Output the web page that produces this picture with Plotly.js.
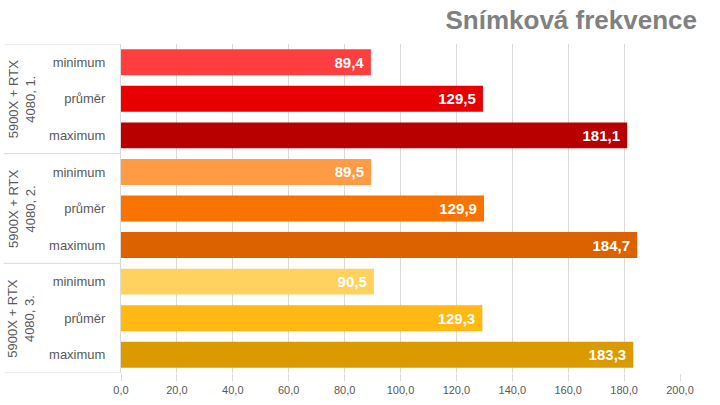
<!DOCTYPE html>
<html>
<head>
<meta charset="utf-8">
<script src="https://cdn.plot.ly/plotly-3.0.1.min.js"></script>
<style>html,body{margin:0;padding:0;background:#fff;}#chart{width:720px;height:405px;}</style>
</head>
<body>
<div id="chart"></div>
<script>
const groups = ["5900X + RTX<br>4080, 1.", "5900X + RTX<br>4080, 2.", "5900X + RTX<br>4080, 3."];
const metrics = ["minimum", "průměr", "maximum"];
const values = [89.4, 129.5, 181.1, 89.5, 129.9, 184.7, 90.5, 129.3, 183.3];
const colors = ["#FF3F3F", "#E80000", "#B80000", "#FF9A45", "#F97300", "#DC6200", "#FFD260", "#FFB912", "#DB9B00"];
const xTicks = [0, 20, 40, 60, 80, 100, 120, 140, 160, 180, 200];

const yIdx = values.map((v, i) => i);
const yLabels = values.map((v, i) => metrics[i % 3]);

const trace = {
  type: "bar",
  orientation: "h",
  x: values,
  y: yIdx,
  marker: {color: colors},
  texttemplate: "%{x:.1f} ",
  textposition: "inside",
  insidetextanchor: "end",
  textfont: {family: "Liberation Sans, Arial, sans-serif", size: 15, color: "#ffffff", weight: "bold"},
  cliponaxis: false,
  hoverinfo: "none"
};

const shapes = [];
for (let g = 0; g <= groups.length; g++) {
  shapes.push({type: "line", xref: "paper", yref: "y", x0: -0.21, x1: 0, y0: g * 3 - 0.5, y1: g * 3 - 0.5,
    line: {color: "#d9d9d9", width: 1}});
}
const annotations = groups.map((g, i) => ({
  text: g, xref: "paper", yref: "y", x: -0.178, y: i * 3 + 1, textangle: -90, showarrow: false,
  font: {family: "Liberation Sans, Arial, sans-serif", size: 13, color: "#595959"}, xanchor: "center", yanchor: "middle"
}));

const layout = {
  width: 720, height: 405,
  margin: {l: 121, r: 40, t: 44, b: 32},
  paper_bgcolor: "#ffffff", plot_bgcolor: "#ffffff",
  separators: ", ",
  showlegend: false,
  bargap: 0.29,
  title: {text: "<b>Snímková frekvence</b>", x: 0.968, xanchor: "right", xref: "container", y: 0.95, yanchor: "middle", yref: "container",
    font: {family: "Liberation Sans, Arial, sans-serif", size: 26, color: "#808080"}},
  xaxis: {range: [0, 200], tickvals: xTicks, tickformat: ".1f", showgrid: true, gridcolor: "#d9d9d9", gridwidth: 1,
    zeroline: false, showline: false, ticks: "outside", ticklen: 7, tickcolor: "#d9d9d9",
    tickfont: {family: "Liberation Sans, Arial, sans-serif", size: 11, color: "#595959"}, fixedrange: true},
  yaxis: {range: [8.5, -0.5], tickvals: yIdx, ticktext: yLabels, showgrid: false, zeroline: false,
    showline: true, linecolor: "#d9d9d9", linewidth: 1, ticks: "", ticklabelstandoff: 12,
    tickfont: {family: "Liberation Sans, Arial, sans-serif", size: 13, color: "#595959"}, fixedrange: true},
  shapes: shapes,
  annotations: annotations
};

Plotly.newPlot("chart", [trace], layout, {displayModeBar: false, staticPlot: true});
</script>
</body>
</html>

_THE PROBLEM_
Write out the full set of lines verbatim, without the pictures.

_SOLUTION TO THIS TASK_
Output the web page that produces this picture with Plotly.js.
<!DOCTYPE html>
<html>
<head>
<meta charset="utf-8">
<script src="https://cdn.plot.ly/plotly-3.0.1.min.js"></script>
<style>html,body{margin:0;padding:0;background:#fff;}#chart{width:720px;height:405px;}</style>
</head>
<body>
<div id="chart"></div>
<script>
const groups = ["5900X + RTX<br>4080, 1.", "5900X + RTX<br>4080, 2.", "5900X + RTX<br>4080, 3."];
const metrics = ["minimum", "průměr", "maximum"];
const values = [89.4, 129.5, 181.1, 89.5, 129.9, 184.7, 90.5, 129.3, 183.3];
const colors = ["#FF3F3F", "#E80000", "#B80000", "#FF9A45", "#F97300", "#DC6200", "#FFD260", "#FFB912", "#DB9B00"];
const xTicks = [0, 20, 40, 60, 80, 100, 120, 140, 160, 180, 200];

const yIdx = values.map((v, i) => i);
const yLabels = values.map((v, i) => metrics[i % 3]);

const trace = {
  type: "bar",
  orientation: "h",
  x: values,
  y: yIdx,
  marker: {color: colors},
  texttemplate: "%{x:.1f} ",
  textposition: "inside",
  insidetextanchor: "end",
  textfont: {family: "Liberation Sans, Arial, sans-serif", size: 15, color: "#ffffff", weight: "bold"},
  cliponaxis: false,
  hoverinfo: "none"
};

const shapes = [];
for (let g = 0; g <= groups.length; g++) {
  shapes.push({type: "line", xref: "paper", yref: "y", x0: -0.21, x1: 0, y0: g * 3 - 0.5, y1: g * 3 - 0.5,
    line: {color: "#d9d9d9", width: 1}});
}
const annotations = groups.map((g, i) => ({
  text: g, xref: "paper", yref: "y", x: -0.178, y: i * 3 + 1, textangle: -90, showarrow: false,
  font: {family: "Liberation Sans, Arial, sans-serif", size: 13, color: "#595959"}, xanchor: "center", yanchor: "middle"
}));

const layout = {
  width: 720, height: 405,
  margin: {l: 121, r: 40, t: 44, b: 32},
  paper_bgcolor: "#ffffff", plot_bgcolor: "#ffffff",
  separators: ", ",
  showlegend: false,
  bargap: 0.29,
  title: {text: "<b>Snímková frekvence</b>", x: 0.968, xanchor: "right", xref: "container", y: 0.95, yanchor: "middle", yref: "container",
    font: {family: "Liberation Sans, Arial, sans-serif", size: 26, color: "#808080"}},
  xaxis: {range: [0, 200], tickvals: xTicks, tickformat: ".1f", showgrid: true, gridcolor: "#d9d9d9", gridwidth: 1,
    zeroline: false, showline: false, ticks: "outside", ticklen: 7, tickcolor: "#d9d9d9",
    tickfont: {family: "Liberation Sans, Arial, sans-serif", size: 11, color: "#595959"}, fixedrange: true},
  yaxis: {range: [8.5, -0.5], tickvals: yIdx, ticktext: yLabels, showgrid: false, zeroline: false,
    showline: true, linecolor: "#d9d9d9", linewidth: 1, ticks: "", ticklabelstandoff: 12,
    tickfont: {family: "Liberation Sans, Arial, sans-serif", size: 13, color: "#595959"}, fixedrange: true},
  shapes: shapes,
  annotations: annotations
};

Plotly.newPlot("chart", [trace], layout, {displayModeBar: false, staticPlot: true});
</script>
</body>
</html>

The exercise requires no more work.